[Records from a data source]
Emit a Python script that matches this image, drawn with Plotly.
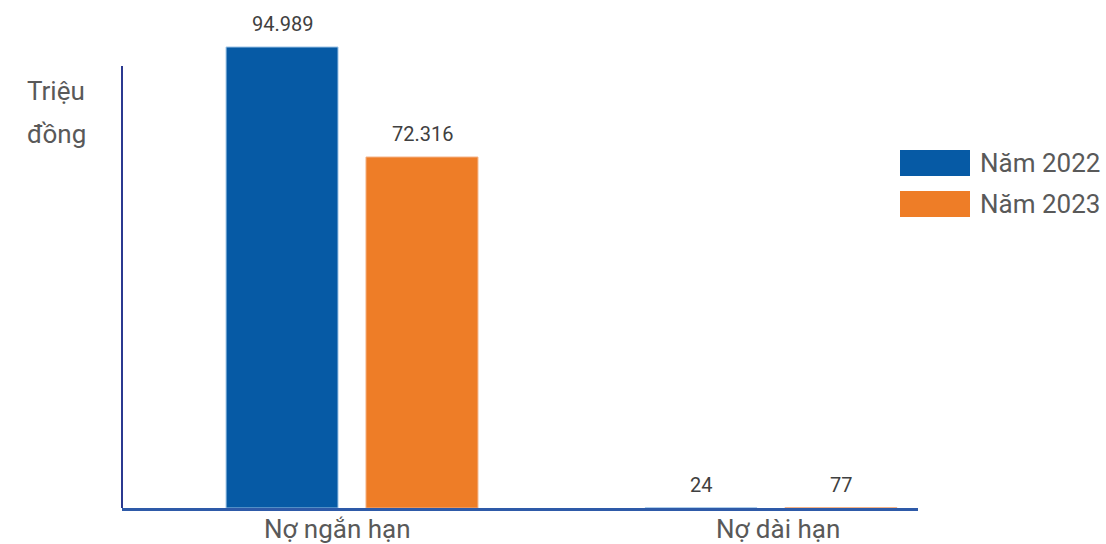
import plotly.graph_objects as go

categories = ["Nợ ngắn hạn", "Nợ dài hạn"]
series_names = ["Năm 2022", "Năm 2023"]
values_2022 = [94989, 24]
values_2023 = [72316, 77]
label_2022 = ["94.989", "24"]
label_2023 = ["72.316", "77"]

colors = ["#065AA5", "#EE7D27"]
edge_colors = ["#9DC3E6", "#F4B183"]

W, H = 1106, 544
ml, mr, mt, mb = 122, W - 918, 20, 36
plot_h = H - mt - mb
pw = W - ml - mr

fig = go.Figure()
for name, vals, c, ec in zip(series_names, [values_2022, values_2023], colors, edge_colors):
    fig.add_trace(go.Bar(
        x=categories, y=vals, name=name,
        marker=dict(color=c, line=dict(color=ec, width=1)),
        showlegend=False,
    ))

# data labels
for k, (vals, labs) in enumerate([(values_2022, label_2022), (values_2023, label_2023)]):
    for cat, v, lab in zip(categories, vals, labs):
        fig.add_annotation(x=cat, y=v, text=lab, showarrow=False,
                           xshift=-70 if k == 0 else 70, yshift=23,
                           xanchor="center", yanchor="middle",
                           font=dict(family="Roboto", size=20, color="#404040"))

# category labels (placed as in the reference)
for cat, dx in zip(categories, [-15, 7]):
    fig.add_annotation(x=cat, y=0, text=cat, showarrow=False,
                       xshift=dx, yshift=-(529 - 508),
                       xanchor="center", yanchor="middle",
                       font=dict(family="Roboto", size=26, color="#595959"))

ymax = 94989 * plot_h / (508 - 47)

fig.update_layout(
    width=W, height=H,
    margin=dict(l=ml, r=mr, t=mt, b=mb),
    paper_bgcolor="white", plot_bgcolor="white",
    barmode="group", bargap=0.332, bargroupgap=0.2,
    font=dict(family="Roboto", color="#595959"),
    xaxis=dict(range=[-0.549, 1.351], showline=True, linecolor="#2E5AA8",
               linewidth=3, showgrid=False, ticks="", automargin=False,
               showticklabels=False),
    yaxis=dict(range=[0, ymax], showline=False, showgrid=False, automargin=False,
               showticklabels=False, zeroline=False, ticks=""),
)

# y-axis line
fig.add_shape(type="line", xref="paper", yref="paper", x0=0, x1=0,
              y0=0, y1=(508 - 66) / plot_h, line=dict(color="#2B3990", width=2))

# y title
for txt, ypix in [("Triệu", 91), ("đồng", 134)]:
    fig.add_annotation(text=txt, xref="paper", yref="paper",
                       x=(56 - ml) / pw, y=(508 - ypix) / plot_h,
                       showarrow=False, xanchor="center", yanchor="middle",
                       font=dict(family="Roboto", size=26, color="#595959"))

# legend (manual, wide swatches)
for i, (name, c) in enumerate(zip(series_names, colors)):
    yc = 163 + i * 41
    fig.add_shape(type="rect", xref="paper", yref="paper",
                  x0=(900 - ml) / pw, x1=(970 - ml) / pw,
                  y0=(508 - (yc + 13)) / plot_h, y1=(508 - (yc - 13)) / plot_h,
                  fillcolor=c, line=dict(width=0))
    fig.add_annotation(text=name, xref="paper", yref="paper",
                       x=(978 - ml) / pw, y=(508 - yc) / plot_h,
                       showarrow=False, xanchor="left", yanchor="middle",
                       font=dict(family="Roboto", size=26, color="#595959"))

fig.write_html("out.html")
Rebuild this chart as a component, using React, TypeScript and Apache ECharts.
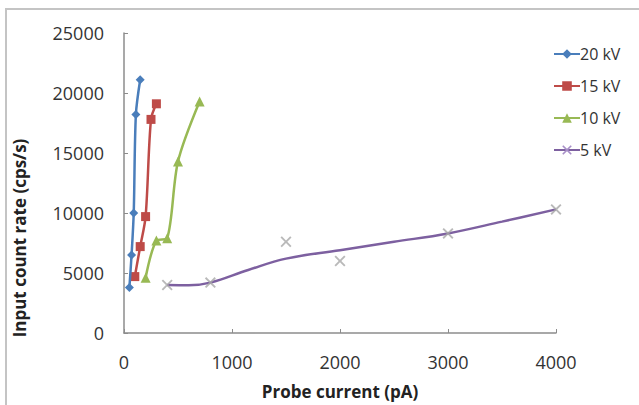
import React, { useEffect, useRef } from "react";
import * as echarts from "echarts";

const seriesNames = ["20 kV", "15 kV", "10 kV", "5 kV"];
const kv20: number[][] = [[50, 3800], [70, 6500], [90, 10000], [110, 18200], [150, 21100]];
const kv15: number[][] = [[100, 4700], [150, 7200], [200, 9700], [250, 17800], [300, 19100]];
const kv10: number[][] = [[200, 4600], [300, 7700], [400, 7900], [500, 14300], [700, 19300]];
const kv5Points: number[][] = [[400, 4000], [800, 4200], [1500, 7600], [2000, 6000], [3000, 8300], [4000, 10300]];
const kv5Curve: number[][] = [[400, 4000], [600, 3980], [800, 4200], [1150, 5250], [1500, 6200], [2000, 6900], [2500, 7600], [3000, 8300], [3500, 9280], [4000, 10300]];
const colors = ["#4A7EBB", "#BE4B48", "#98B954", "#7D60A0"];

const CROSS = "path://M0,0.12L0.12,0L0.5,0.38L0.88,0L1,0.12L0.62,0.5L1,0.88L0.88,1L0.5,0.62L0.12,1L0,0.88L0.38,0.5Z";
const FONT = "Open Sans";

export default function App() {
  const ref = useRef<HTMLDivElement>(null);
  useEffect(() => {
    if (!ref.current) return;
    const chart = echarts.init(ref.current, null, { renderer: "svg" });
    chart.setOption({
      animation: false,
      backgroundColor: "#ffffff",
      textStyle: { fontFamily: FONT },
      grid: { left: 124, right: 83, top: 33, bottom: 72, containLabel: false },
      legend: {
        orient: "vertical",
        left: 548,
        top: 41,
        itemWidth: 26,
        itemHeight: 12,
        itemGap: 16,
        data: seriesNames,
        textStyle: { fontFamily: FONT, fontSize: 16, color: "#333333", padding: [0, 0, 0, -5] },
      },
      xAxis: {
        type: "value",
        min: 0,
        max: 4000,
        interval: 1000,
        name: "Probe current (pA)",
        nameLocation: "middle",
        nameGap: 50,
        nameTextStyle: { fontFamily: FONT, fontSize: 17, fontWeight: "bold", color: "#222222" },
        axisLine: { lineStyle: { color: "#8c8c8c", width: 1.5 } },
        axisTick: { inside: true, length: 4, lineStyle: { color: "#8c8c8c" } },
        axisLabel: { fontFamily: FONT, fontSize: 18, color: "#333333", margin: 20, formatter: (v: number) => String(v) },
        splitLine: { show: false },
      },
      yAxis: {
        type: "value",
        min: 0,
        max: 25000,
        interval: 5000,
        axisLine: { show: true, lineStyle: { color: "#8c8c8c", width: 1.5 } },
        axisTick: { show: true, inside: true, length: 4, lineStyle: { color: "#8c8c8c" } },
        axisLabel: { fontFamily: FONT, fontSize: 18, color: "#333333", margin: 20, formatter: (v: number) => String(v) },
        splitLine: { show: false },
      },
      graphic: [
        {
          type: "rect",
          shape: { x: 6, y: 9, width: 700, height: 500 },
          style: { fill: "none", stroke: "#c4c4c4", lineWidth: 2 },
          silent: true,
        },
        {
          type: "text",
          x: 19,
          y: 238,
          rotation: Math.PI / 2,
          style: {
            text: "Input count rate (cps/s)",
            fontFamily: FONT,
            fontSize: 17,
            fontWeight: "bold",
            fill: "#222222",
            align: "center",
            verticalAlign: "middle",
          },
        },
      ],
      series: [
        {
          name: "20 kV", type: "line", data: kv20, smooth: 0.3,
          symbol: "diamond", symbolSize: 9,
          lineStyle: { color: colors[0], width: 2.5 }, itemStyle: { color: colors[0] }, z: 5,
        },
        {
          name: "15 kV", type: "line", data: kv15, smooth: 0.3,
          symbol: "rect", symbolSize: 9,
          lineStyle: { color: colors[1], width: 2.5 }, itemStyle: { color: colors[1] }, z: 4,
        },
        {
          name: "10 kV", type: "line", data: kv10, smooth: 0.3,
          symbol: "triangle", symbolSize: 10,
          lineStyle: { color: colors[2], width: 2.5 }, itemStyle: { color: colors[2] }, z: 3,
        },
        {
          name: "5 kV", type: "line", data: kv5Curve, smooth: 0.4,
          symbol: CROSS, showSymbol: false, symbolSize: 9,
          lineStyle: { color: colors[3], width: 2.5 }, itemStyle: { color: "#a890c8" }, z: 2,
        },
        {
          name: "5 kV points", type: "scatter", data: kv5Points,
          symbol: CROSS, symbolSize: 11,
          itemStyle: { color: "#a8a8a8" }, z: 6,
        },
      ],
    });
    return () => chart.dispose();
  }, []);
  return <div ref={ref} style={{ position: "fixed", left: 0, top: 0, width: 639, height: 405, background: "#fff" }} />;
}
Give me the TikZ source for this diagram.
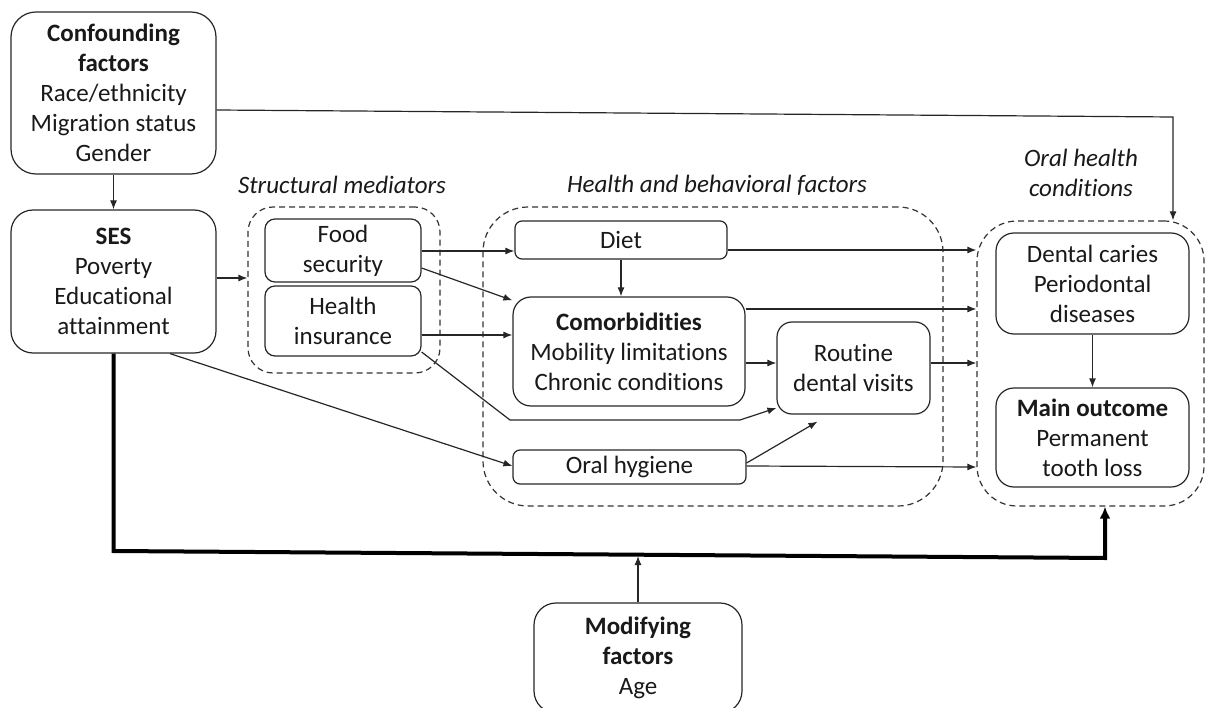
\documentclass[tikz,border=0pt]{standalone}
\usepackage{fontspec}
\setmainfont[Ligatures=NoCommon,RawFeature=-liga]{Carlito}
\usetikzlibrary{arrows.meta,calc}
\tikzset{
  box/.style={draw=black!85, line width=1.2pt, rounded corners=#1, align=center, inner sep=0pt,
    font=\fontsize{25}{30}\selectfont, text=black!90},
  box/.default=18pt,
  group/.style={draw=black!80, line width=1.2pt, dash pattern=on 6pt off 4pt, rounded corners=#1, inner sep=0pt},
  grouplabel/.style={font=\fontsize{25}{30}\selectfont\itshape, align=center, text=black!90},
  arr/.style={draw=black!85, line width=1.2pt, -{Latex[length=9pt,width=7pt]}},
  thickarr/.style={draw=black, line width=4pt, -{Latex[length=12pt,width=11pt]}},
}
\begin{document}
\begin{tikzpicture}[x=1pt,y=-1pt]
\useasboundingbox (0,0) rectangle (1206,708);
% group boxes
\node[group=25pt, minimum width=192pt, minimum height=166pt] (struct) at (344,290) {};
\node[group=45pt, minimum width=460pt, minimum height=299pt] (hb) at (713,356.5) {};
\node[group=40pt, minimum width=227pt, minimum height=285pt] (oh) at (1090.5,363.5) {};
\node[grouplabel] (lstruct) at (342,185) {Structural mediators};
\node[grouplabel] (lhb) at (717,185) {Health and behavioral factors};
\node[grouplabel] (loh) at (1081,173) {Oral health\\conditions};
% boxes
\node[box=25pt, minimum width=205pt, minimum height=162pt] (conf) at (113.5,93) {\textbf{Confounding}\\\textbf{factors}\\Race/ethnicity\\Migration status\\Gender};
\node[box=22pt, minimum width=205pt, minimum height=143pt] (ses) at (113.5,281.5) {\textbf{SES}\\Poverty\\Educational\\attainment};
\node[box=10pt, minimum width=156pt, minimum height=63pt] (food) at (343,250.5) {Food\\security};
\node[box=10pt, minimum width=156pt, minimum height=70pt] (ins) at (343,321) {Health\\insurance};
\node[box=7pt, minimum width=212pt, minimum height=38pt] (diet) at (621,240) {Diet};
\node[box=18pt, minimum width=232pt, minimum height=109pt] (comor) at (629,351.5) {\textbf{Comorbidities}\\Mobility limitations\\Chronic conditions};
\node[box=15pt, minimum width=153pt, minimum height=92pt] (routine) at (853.5,368) {Routine\\dental visits};
\node[box=7pt, minimum width=233pt, minimum height=34pt] (hyg) at (629.5,467) {Oral hygiene};
\node[box=18pt, minimum width=193pt, minimum height=101pt] (caries) at (1092.5,283.5) {Dental caries\\Periodontal\\diseases};
\node[box=18pt, minimum width=193pt, minimum height=99pt] (main) at (1092.5,437.5) {\textbf{Main outcome}\\Permanent\\tooth loss};
\node[box=22pt, minimum width=208pt, minimum height=110pt] (mod) at (638,658) {\textbf{Modifying}\\\textbf{factors}\\Age};
% connectors
\draw[arr] (conf.east |- 0,110) -- (1173,117) -- (oh.north -| 1173,0);
\draw[arr] (conf.south) -- (ses.north);
\draw[arr] (ses.east |- 0,278) -- (struct.west |- 0,278);
\draw[arr] (food.east |- 0,251) -- (diet.west |- 0,251);
\draw[arr] (food.east |- 0,268) -- ($(comor.north west)+(0,4)$);
\draw[arr] (ins.east |- 0,335) -- (comor.west |- 0,335);
\draw[arr] (ins.east |- 0,352) -- (510,420) -- (740,420) -- (routine.west |- 0,408);
\draw[arr] (ses.south -| 170,0) -- (hyg.west |- 0,466);
\draw[arr] (diet.south) -- (diet.south |- comor.north);
\draw[arr] (diet.east |- 0,250) -- (oh.west |- 0,250);
\draw[arr] (comor.east |- 0,309) -- (oh.west |- 0,309);
\draw[arr] (comor.east |- 0,363) -- (routine.west |- 0,363);
\draw[arr] (routine.east |- 0,363) -- (oh.west |- 0,363);
\draw[arr] (hyg.east |- 0,466) -- (oh.west |- 0,467);
\draw[arr] (hyg.east |- 0,463) -- ($(routine.south)+(-36,7)$);
\draw[arr] (caries.south) -- (main.north);
\coordinate (bendL) at (113.5,551);
\coordinate (bendR) at (1105,558);
\draw[thickarr, line join=miter] (ses.south) -- (bendL) -- (bendR) -- (oh.south -| bendR);
\draw[arr] (mod.north) -- (mod.north |- 0,556);
\end{tikzpicture}
\end{document}
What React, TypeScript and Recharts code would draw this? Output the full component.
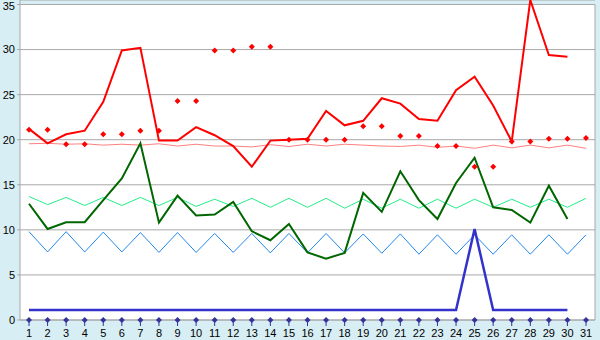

▸ **Work to complete**
Give again, word for word, every line from the top of the data above to the line holding "pw = W - ml - mr", inclusive, with the pictures left out.

▸ **Task output**
Emit a Python script that matches this image, drawn with Plotly.
import plotly.graph_objects as go

categories = ["Nợ ngắn hạn", "Nợ dài hạn"]
series_names = ["Năm 2022", "Năm 2023"]
values_2022 = [94989, 24]
values_2023 = [72316, 77]
label_2022 = ["94.989", "24"]
label_2023 = ["72.316", "77"]

colors = ["#065AA5", "#EE7D27"]
edge_colors = ["#9DC3E6", "#F4B183"]

W, H = 1106, 544
ml, mr, mt, mb = 122, W - 918, 20, 36
plot_h = H - mt - mb
pw = W - ml - mr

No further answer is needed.